* Given exercise
From the entries below, reproduce exactly the line containing "What matplotlib code", the line containing "lactate = [0.86, 0.92, 1.23, 1.43, 2.38, 3.12, 4.59, 6.25, 8.84]", and every line in between, with nothing added.

* The records
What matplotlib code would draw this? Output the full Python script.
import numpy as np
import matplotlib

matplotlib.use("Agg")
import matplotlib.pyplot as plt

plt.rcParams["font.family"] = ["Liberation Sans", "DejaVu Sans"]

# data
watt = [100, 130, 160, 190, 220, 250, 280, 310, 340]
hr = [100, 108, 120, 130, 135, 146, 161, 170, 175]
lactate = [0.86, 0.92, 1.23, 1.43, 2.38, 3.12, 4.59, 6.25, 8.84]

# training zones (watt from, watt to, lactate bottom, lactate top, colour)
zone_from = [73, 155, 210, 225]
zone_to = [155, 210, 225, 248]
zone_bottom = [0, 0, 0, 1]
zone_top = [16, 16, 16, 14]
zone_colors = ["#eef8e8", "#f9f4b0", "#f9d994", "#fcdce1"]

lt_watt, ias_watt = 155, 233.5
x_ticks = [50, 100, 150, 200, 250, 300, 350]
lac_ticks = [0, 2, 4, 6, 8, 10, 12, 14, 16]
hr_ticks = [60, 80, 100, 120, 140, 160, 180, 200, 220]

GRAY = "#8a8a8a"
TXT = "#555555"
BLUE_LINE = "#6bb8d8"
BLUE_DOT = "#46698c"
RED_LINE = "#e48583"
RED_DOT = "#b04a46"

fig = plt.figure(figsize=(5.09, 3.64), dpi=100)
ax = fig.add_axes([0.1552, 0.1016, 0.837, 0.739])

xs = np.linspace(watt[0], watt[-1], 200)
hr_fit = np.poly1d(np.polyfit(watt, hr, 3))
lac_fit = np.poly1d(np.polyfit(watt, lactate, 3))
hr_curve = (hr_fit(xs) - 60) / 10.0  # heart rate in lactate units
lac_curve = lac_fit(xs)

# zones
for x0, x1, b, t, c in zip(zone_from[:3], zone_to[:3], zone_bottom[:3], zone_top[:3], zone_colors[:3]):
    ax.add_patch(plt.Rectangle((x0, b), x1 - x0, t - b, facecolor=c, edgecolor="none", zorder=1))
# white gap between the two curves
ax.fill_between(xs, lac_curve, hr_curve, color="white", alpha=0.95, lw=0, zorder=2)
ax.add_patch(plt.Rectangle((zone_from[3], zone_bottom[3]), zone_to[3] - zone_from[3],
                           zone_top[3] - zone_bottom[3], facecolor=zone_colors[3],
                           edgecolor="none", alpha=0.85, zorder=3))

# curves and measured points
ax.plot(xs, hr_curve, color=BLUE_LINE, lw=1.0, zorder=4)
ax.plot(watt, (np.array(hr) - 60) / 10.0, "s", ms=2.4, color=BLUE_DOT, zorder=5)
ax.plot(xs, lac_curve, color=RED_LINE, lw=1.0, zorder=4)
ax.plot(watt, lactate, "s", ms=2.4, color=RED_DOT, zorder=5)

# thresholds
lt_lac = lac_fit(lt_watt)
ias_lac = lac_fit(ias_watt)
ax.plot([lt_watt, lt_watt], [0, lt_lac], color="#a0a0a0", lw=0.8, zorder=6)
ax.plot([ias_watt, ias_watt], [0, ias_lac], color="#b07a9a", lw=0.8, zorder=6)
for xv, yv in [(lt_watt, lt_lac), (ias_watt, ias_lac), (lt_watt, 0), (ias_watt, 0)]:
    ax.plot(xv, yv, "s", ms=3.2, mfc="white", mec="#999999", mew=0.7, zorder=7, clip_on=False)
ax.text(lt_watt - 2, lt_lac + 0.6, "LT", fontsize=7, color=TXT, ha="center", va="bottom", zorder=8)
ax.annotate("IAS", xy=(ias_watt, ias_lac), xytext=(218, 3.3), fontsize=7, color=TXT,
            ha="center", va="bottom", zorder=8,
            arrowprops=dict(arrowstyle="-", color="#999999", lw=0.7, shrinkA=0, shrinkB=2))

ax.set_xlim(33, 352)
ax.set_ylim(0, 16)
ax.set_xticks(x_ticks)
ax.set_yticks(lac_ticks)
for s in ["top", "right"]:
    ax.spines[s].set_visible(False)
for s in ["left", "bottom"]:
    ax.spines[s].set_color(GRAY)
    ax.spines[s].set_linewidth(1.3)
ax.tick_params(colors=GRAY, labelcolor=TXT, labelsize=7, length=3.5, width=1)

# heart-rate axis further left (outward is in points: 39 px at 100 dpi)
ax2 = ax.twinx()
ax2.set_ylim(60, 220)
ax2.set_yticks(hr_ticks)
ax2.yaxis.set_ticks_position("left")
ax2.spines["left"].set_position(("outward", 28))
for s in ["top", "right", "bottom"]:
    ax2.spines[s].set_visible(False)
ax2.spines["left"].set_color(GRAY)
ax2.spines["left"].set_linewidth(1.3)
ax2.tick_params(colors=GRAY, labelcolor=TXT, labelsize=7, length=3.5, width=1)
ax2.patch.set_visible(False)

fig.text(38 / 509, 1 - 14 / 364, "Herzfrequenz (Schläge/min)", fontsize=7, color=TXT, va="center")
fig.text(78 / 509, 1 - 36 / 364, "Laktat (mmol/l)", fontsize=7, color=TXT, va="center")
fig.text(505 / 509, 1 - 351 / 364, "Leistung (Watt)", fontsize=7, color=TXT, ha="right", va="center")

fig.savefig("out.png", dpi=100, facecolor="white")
---
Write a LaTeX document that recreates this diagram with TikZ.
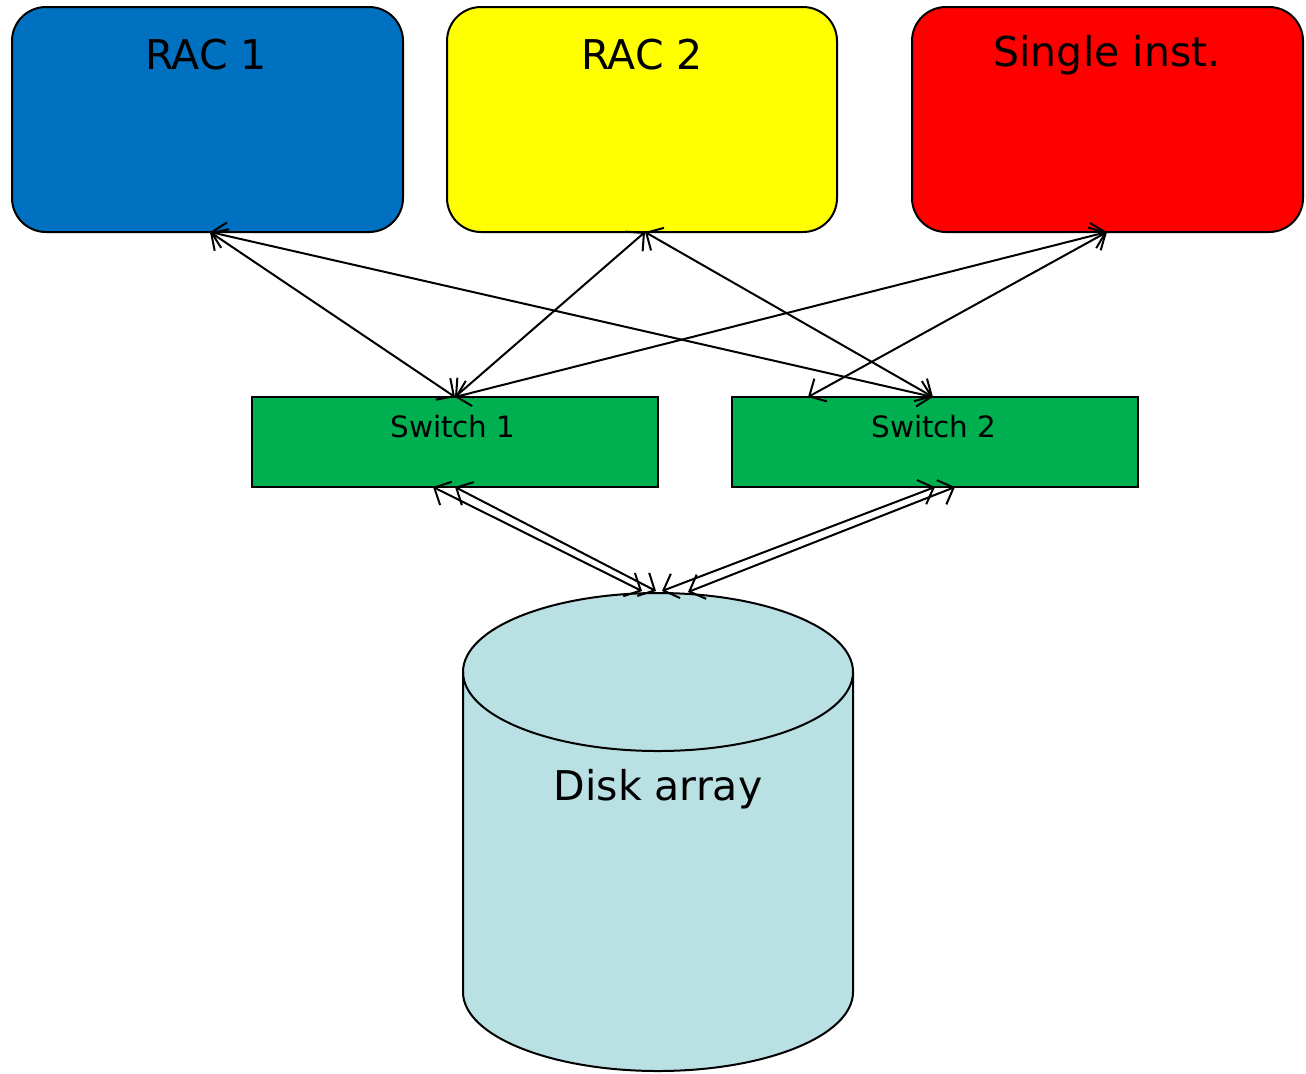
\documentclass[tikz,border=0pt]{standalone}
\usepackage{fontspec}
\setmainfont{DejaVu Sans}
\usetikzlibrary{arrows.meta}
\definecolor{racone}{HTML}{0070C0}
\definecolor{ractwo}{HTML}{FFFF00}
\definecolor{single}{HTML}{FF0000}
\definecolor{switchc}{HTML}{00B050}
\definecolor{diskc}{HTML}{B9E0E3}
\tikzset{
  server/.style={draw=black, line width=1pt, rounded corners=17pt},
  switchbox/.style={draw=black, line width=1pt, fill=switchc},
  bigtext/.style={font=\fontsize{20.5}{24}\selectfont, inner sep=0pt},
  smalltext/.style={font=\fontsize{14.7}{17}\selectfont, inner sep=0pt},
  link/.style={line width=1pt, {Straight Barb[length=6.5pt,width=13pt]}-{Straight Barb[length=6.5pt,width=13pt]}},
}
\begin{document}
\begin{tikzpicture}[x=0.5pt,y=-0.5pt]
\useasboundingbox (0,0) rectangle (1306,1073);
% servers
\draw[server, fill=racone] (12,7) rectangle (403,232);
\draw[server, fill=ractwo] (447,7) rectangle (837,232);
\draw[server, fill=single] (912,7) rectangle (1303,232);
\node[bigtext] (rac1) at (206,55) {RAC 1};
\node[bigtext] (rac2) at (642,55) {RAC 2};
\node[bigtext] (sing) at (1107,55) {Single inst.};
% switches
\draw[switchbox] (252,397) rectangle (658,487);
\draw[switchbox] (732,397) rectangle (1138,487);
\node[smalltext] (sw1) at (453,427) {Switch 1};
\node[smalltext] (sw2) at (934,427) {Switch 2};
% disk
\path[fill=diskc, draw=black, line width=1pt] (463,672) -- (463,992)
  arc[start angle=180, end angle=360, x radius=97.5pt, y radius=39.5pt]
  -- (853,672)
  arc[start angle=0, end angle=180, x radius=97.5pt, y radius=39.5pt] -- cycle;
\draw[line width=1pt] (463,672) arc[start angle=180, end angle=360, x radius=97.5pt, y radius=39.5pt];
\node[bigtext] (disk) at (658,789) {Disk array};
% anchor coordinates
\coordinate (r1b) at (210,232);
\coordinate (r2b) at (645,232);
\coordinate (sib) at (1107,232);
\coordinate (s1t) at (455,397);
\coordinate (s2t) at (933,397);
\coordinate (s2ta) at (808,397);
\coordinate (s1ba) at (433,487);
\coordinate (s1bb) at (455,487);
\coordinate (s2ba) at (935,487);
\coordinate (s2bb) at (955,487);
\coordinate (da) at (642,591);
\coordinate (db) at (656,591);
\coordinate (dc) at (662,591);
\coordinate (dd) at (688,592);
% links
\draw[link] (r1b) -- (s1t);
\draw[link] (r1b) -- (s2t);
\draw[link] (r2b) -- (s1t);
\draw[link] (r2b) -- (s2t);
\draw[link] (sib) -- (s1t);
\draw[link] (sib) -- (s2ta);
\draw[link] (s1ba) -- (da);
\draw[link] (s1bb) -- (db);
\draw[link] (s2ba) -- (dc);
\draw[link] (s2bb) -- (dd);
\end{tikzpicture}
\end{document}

* Complete answer
What matplotlib code would draw this? Output the full Python script.
import numpy as np
import matplotlib

matplotlib.use("Agg")
import matplotlib.pyplot as plt

plt.rcParams["font.family"] = ["Liberation Sans", "DejaVu Sans"]

# data
watt = [100, 130, 160, 190, 220, 250, 280, 310, 340]
hr = [100, 108, 120, 130, 135, 146, 161, 170, 175]
lactate = [0.86, 0.92, 1.23, 1.43, 2.38, 3.12, 4.59, 6.25, 8.84]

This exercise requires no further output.